Suspected Islamist militants killed 16 people and burned down houses late on Wednesday in a village in the eastern Democratic Republic of Congo, a witness and a civil society leader said.
An army spokesman in the area said early on Thursday that a combat patrol unit had clashed with the rebels, but gave no further details.
“We were having a drink with friends and all of a sudden we heard gunshots. Our first instinct was to flee. This morning we found 16 bodies, the victims including my eldest son,” said Luc Kakule Messo, a resident of the village of Kalembo, about 40 kilometres (25 miles) east of the city of Beni.
Mumbere Meleki Mulala, coordinator of a local human rights network, confirmed the death toll and blamed the attack on the Allied Democratic Forces (ADF), a Ugandan armed group active in the region.
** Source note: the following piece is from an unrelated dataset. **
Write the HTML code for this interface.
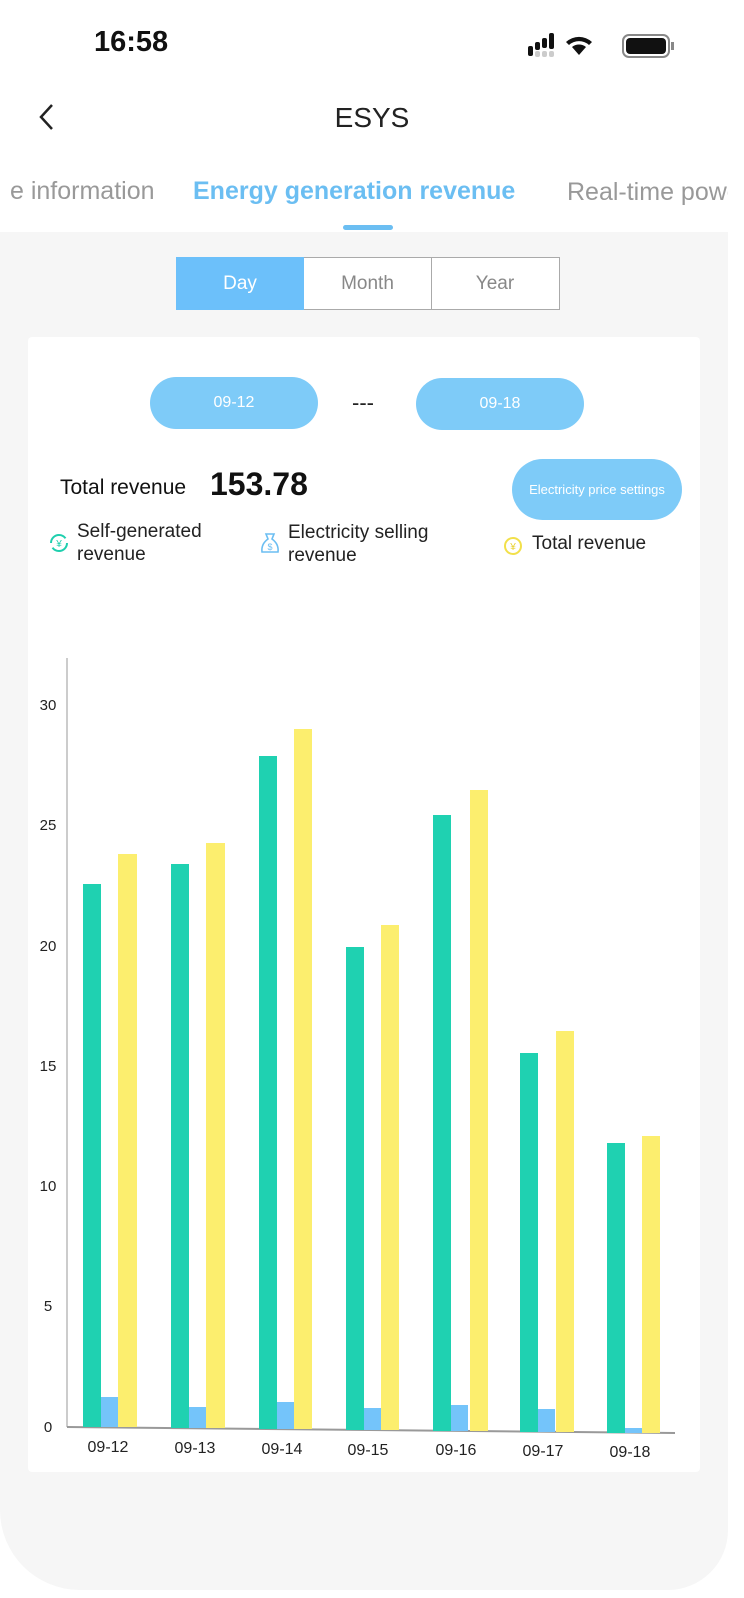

The ADF has operated in the dense forests near the Ugandan border for more than three decades and began killing civilians in large numbers in 2014. In late 2019 Congo’s army launched a large-scale operation against them, sparking a violent backlash.
“It is regrettable and it is frustrating because every day we are counting the dead,” said Mulala.
The government declared a state of siege in North Kivu and Ituri provinces in May that was meant to halt the bloodshed, but civilian security has continued to deteriorate since, according to the Kivu Security Tracker, a research group affiliated with New York-based Human Rights Watch.